Science fiction for children occupies a distinctive space within children's literature, balancing imaginative speculation with accessibility to young readers. Unlike adult science fiction, which often emphasizes technical accuracy and complex scientific concepts, children's SF typically prioritizes wonder, narrative adventure, and the cultivation of imaginative possibility. Yet this prioritization of accessibility doesn't diminish the genre's power—indeed, by making speculative thinking available to younger audiences, children's SF serves crucial developmental functions.
The central pleasure and intellectual work of children's science fiction lies in its "what if" orientation. The genre asks young readers to imagine different possible worlds: What if technology completely organized society? What if humans had to adapt to an environmental catastrophe? What if we could travel through time? These speculative premises make visible the contingency of current social arrangements—the idea that how things are now is not how they must be. This imaginative flexibility is itself important intellectual development. Children engaging with SF's speculative logic develop capability to imagine alternative futures, to question present arrangements, and to think about how changes in fundamental conditions would cascade through social systems.

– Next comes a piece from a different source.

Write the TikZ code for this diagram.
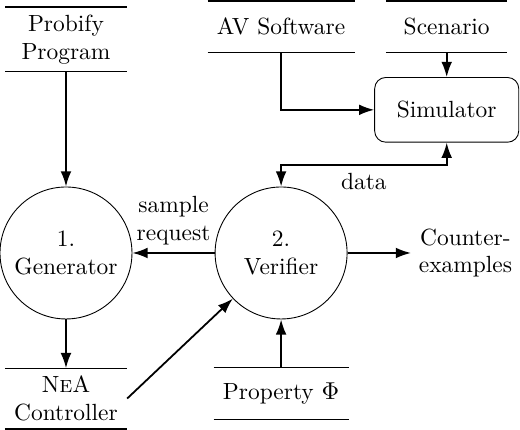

Contemporary YA science fiction has become a powerful venue for young readers thinking about global challenges. Books engaging with environmental collapse, technological control systems, economic inequality, and resistance movements allow teenagers to process contemporary anxieties through narrative. Works like "The Hunger Games," "Parable of the Sower," and "The Giver" employ science fictional frames—dystopian societies, changed power structures, speculative futures—to help readers think through serious social questions in accessible ways. The distance of the speculative frame (this is imaginary future, not current reality) provides psychological and cognitive space for contemplating difficult material.
The approach to science in children's SF differs from adult hard SF. Technical accuracy matters but isn't paramount. A children's robot story needn't explain actual artificial intelligence architecture; it needs to make readers think about what it would mean for intelligent machines to exist. A climate fiction story needn't include technical climate modeling; it needs to make visceral and emotionally comprehensible the experience of living in an environmentally transformed world. This difference reflects thoughtful adaptation to audience, not a failure of rigor. Children engaging with accessible SF develop fascination with science and thinking like scientists (hypothesis, speculation, consequence-tracing) even if they're not mastering technical details.
Understanding science fiction for children requires recognizing it as a legitimate and valuable genre that serves distinct developmental purposes. By cultivating wonder, encouraging imaginative speculation, making visible the contingency of social arrangements, and allowing young readers to think through global challenges and possibilities, children's science fiction expands imaginative horizons and develops scientific thinking in developmentally appropriate ways.